In February 2018, the UK’s Department for International Development (DFID), the institution responsible for administering the majority of the UK’s development assistance, released Get Children Learning, the Department’s new education policy.
The policy includes three pillars of work:
1) Investing in good teaching,
2) Support for ‘system reform which delivers results in the classroom’, and
3) Focussing on the most marginalised students.
The order of these is not accidental; in her foreword, Secretary of State for International Development Penny Mordaunt notes that DFID’s ‘top priority will be raising the bar on teaching quality,’ with the policy recognising that ‘teaching quality is the most important factor affecting learning in schools.’ This is an important and welcome focus; teachers are key to the success of any education system. They are allies in the fight for education for all.
Teachers across the globe share many of the same priorities and struggles and enjoy a unique professional solidarity across borders. These similarities suggest that the view of educators in a donor country carry weight when assessing how ‘fit for purpose’ an international development policy is. In essence, it bears asking: is the UK’s development agenda for international education, with its focus on teaching, approved by teachers domestically?
In light of this, the NUT Section of the National Education Union asked a sample selection of members for their opinions on key elements of DFID’s policy. As a major donor to education worldwide, holding DFID to account is important not just for the Union, but for students everywhere. While the NEU-NUT Section is still assessing how best to build on these responses to develop a stronger picture of UK teachers’ response to the policy, the initial findings are of interest – if unsurprising.
We found that nearly two thirds of respondents supported the prioritisation of good teaching in the policy. This suggests a high level of support among professionals for the Department’s general approach. It also suggests that English and Welsh teachers themselves believe global colleagues could, and perhaps should, be supported to deliver more effectively in the classroom.
The most notable disagreement was with DFID’s stated support for decision-makers to ‘reset professional support and incentives’, including considering ‘performance-based financial incentives’ for educators in some contexts. Only 14% of respondents were in favour of this approach. Research, such as a February 2018 study published by the IZA Institute of Labour Economics, suggests that their hesitation is not unfounded.
When asked about low-cost private schools, which DFID’s policy suggests the Department will support through public-private partnerships (noting that PPPs ‘open up access to low-cost private schools to out-of-school and marginalized children, including those with disabilities’), over 75% of respondents were either unsure or unsupportive. This suggests that British teachers would be wary, were LCPSs to be more actively pursued by DFID.

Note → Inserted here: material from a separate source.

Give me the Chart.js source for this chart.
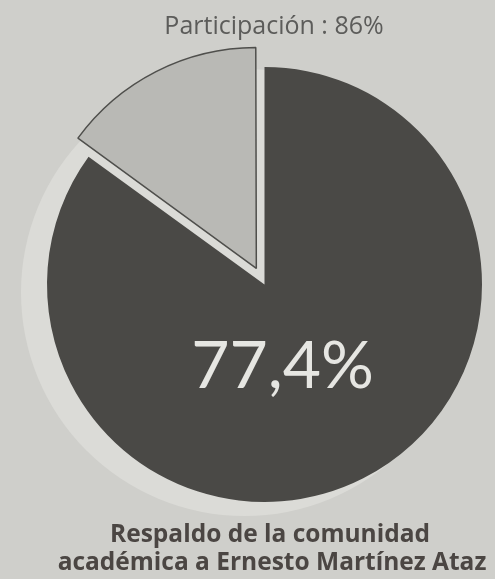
<!DOCTYPE html>
<html>
<head>
<meta charset="utf-8">
<script src="https://cdn.jsdelivr.net/npm/chart.js@4/dist/chart.umd.min.js"></script>
<style>
  html, body { margin: 0; padding: 0; background: #cfcfcb; }
  #wrap { width: 495px; height: 579px; position: relative; }
</style>
</head>
<body>
<div id="wrap"><canvas id="c" width="495" height="579"></canvas></div>
<script>
// ---- data ----
const categories = ["Respaldo", "Resto"];
const values = [85, 15];
const titleText = "Participación : 86%";
const valueLabel = "77,4%";
const captionLines = ["Respaldo de la comunidad", "académica a Ernesto Martínez Ataz"];

const bgPlugin = {
  id: 'bg',
  beforeDraw(chart) {
    const ctx = chart.ctx;
    ctx.save();
    ctx.fillStyle = '#cfcfcb';
    ctx.fillRect(0, 0, chart.width, chart.height);
    ctx.restore();
  },
  beforeDatasetsDraw(chart) {
    const arc = chart.getDatasetMeta(0).data[0];
    if (!arc) return;
    const ctx = chart.ctx;
    ctx.save();
    ctx.fillStyle = '#dbdbd7';
    ctx.beginPath();
    ctx.arc(arc.x - 20, arc.y + 8, arc.outerRadius + 6, 0, Math.PI * 2);
    ctx.fill();
    ctx.restore();
  }
};

const textPlugin = {
  id: 'texts',
  afterDatasetsDraw(chart) {
    const arc = chart.getDatasetMeta(0).data[0];
    const ctx = chart.ctx;
    ctx.save();
    ctx.textAlign = 'center';
    ctx.textBaseline = 'alphabetic';
    // top title
    ctx.fillStyle = '#5c5c5a';
    ctx.font = '400 25px "Open Sans"';
    ctx.fillText(titleText, 274, 33.5);
    // value label inside dark slice
    ctx.fillStyle = '#e6e6e2';
    ctx.font = '400 66px Lato';
    ctx.fillText(valueLabel, arc.x + 18, arc.y + 103.5);
    // caption
    ctx.fillStyle = '#4b4643';
    ctx.font = '700 24.5px "Open Sans"';
    ctx.fillText(captionLines[0], 270, 541.5);
    ctx.fillText(captionLines[1], 272, 570);
    ctx.restore();
  }
};

new Chart(document.getElementById('c'), {
  type: 'pie',
  data: {
    labels: categories,
    datasets: [{
      data: values,
      backgroundColor: ['#4a4946', '#b9b9b5'],
      borderColor: ['#4a4946', '#4f4f4c'],
      borderWidth: [0, 1.5],
      offset: [0, 72],
      clip: false
    }]
  },
  options: {
    responsive: false,
    animation: false,
    radius: 217.5,
    layout: { padding: { left: 34, right: 0, top: 0, bottom: 10 } },
    plugins: {
      legend: { display: false },
      tooltip: { enabled: false },
      title: { display: false }
    }
  },
  plugins: [bgPlugin, textPlugin]
});
</script>
</body>
</html>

Support for LCPSs is a particularly contentious issue, and one which the Union has actively campaigned on with colleagues from Education International (EI). In May 2018, the NEU, EI, and other allies took to the steps of the AGM of edubusiness Pearson to demand an end to the company’s support for Bridge Academies, an LCPS chain operating in the Global South. The Joint General Secretary of the National Education Union Kevin Courtney has also released a video message, calling on the UK Government to stop using tax money to fund ‘illegal, for-profit operators’ such as Bridge. The Union’s strong position is informed by numerous reports (including from Kenya , Liberia, Nigeria and Uganda) and court rulings, which have shown the model to not only be ineffective, but harmful to education for all.
The overwhelming impression of DFID’s policy from the educators consulted is one of ambiguity at best, disapproval at worst. The UK remains a world leader in development, with cross-party support for the 0.7% GDP commitment to international aid spending underlining a belief in the importance of DFID itself. It is furthermore a leader in education, at home and abroad, consistently ranking at the top of lists for both the best universities and Overseas Development Assistance (ODA) spending on education. It appears that English and Welsh educators feel comfortable with quality teaching as the top priority for DFID’s education strategy moving forward, but remain unconvinced about several policy areas.
The Union will explore how to expand on this research, as well as future opportunities to input into DFID’s policies, moving forward. Crossing two key pillars of the Union’s international work, namely defending teacher and union rights and education for all, this work will be important to ensure that the UK is held to account as it seeks to deliver on the promise of the Sustainable Development Goals. Unions are built on professional solidarity, not only within, but also across, borders. How the implementation of DFID’s education policy unfolds will be important not just for the UK, or for our colleagues overseas, but also (and perhaps most importantly) for the hundreds of thousands of children DFID supports.